Reproduce verbatim the lines up to and including the one with "from matplotlib.ticker import MultipleLocator", starting from the first.

--- begin SOURCE DATA ---

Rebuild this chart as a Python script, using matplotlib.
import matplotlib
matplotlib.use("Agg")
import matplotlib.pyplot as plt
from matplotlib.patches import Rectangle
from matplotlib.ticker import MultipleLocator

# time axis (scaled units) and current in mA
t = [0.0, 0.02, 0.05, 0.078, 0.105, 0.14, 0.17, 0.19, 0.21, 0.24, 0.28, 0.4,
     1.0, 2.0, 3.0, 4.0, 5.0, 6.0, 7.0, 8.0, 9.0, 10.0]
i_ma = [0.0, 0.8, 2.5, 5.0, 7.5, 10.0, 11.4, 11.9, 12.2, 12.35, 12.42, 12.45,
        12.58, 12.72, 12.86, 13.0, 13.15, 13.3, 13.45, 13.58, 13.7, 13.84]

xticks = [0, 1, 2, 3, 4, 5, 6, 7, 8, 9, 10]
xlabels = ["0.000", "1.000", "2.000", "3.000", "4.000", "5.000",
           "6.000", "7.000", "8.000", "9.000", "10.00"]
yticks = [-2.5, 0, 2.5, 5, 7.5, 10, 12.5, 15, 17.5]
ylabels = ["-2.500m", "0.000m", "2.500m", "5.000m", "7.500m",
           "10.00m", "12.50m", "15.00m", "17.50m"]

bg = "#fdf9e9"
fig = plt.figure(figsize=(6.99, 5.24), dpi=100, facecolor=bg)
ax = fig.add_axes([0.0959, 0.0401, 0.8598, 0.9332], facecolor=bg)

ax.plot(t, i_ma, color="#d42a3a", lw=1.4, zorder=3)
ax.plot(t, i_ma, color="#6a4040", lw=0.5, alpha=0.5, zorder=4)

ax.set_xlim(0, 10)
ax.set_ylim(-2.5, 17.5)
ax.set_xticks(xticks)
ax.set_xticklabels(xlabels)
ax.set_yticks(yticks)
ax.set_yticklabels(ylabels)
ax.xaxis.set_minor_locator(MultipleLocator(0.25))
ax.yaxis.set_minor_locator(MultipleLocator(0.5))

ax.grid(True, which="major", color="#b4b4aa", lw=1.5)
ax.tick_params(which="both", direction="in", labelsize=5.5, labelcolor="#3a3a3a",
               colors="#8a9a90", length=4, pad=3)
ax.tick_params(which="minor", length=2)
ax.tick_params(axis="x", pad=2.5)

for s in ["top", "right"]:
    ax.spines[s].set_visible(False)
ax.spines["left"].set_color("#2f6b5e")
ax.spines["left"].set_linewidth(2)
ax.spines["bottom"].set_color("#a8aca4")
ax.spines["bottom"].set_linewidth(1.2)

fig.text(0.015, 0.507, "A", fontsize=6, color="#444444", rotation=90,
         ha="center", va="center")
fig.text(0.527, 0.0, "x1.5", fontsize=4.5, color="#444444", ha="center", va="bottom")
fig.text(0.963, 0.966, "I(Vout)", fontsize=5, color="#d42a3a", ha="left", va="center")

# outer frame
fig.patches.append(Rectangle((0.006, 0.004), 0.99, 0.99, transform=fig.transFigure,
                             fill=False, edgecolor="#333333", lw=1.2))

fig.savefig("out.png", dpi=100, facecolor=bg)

--- end SOURCE DATA ---

> RESULT FOR THIS EXERCISE
Rebuild this chart as a Python script, using matplotlib.
import matplotlib
matplotlib.use("Agg")
import matplotlib.pyplot as plt
from matplotlib.patches import Rectangle
from matplotlib.ticker import MultipleLocator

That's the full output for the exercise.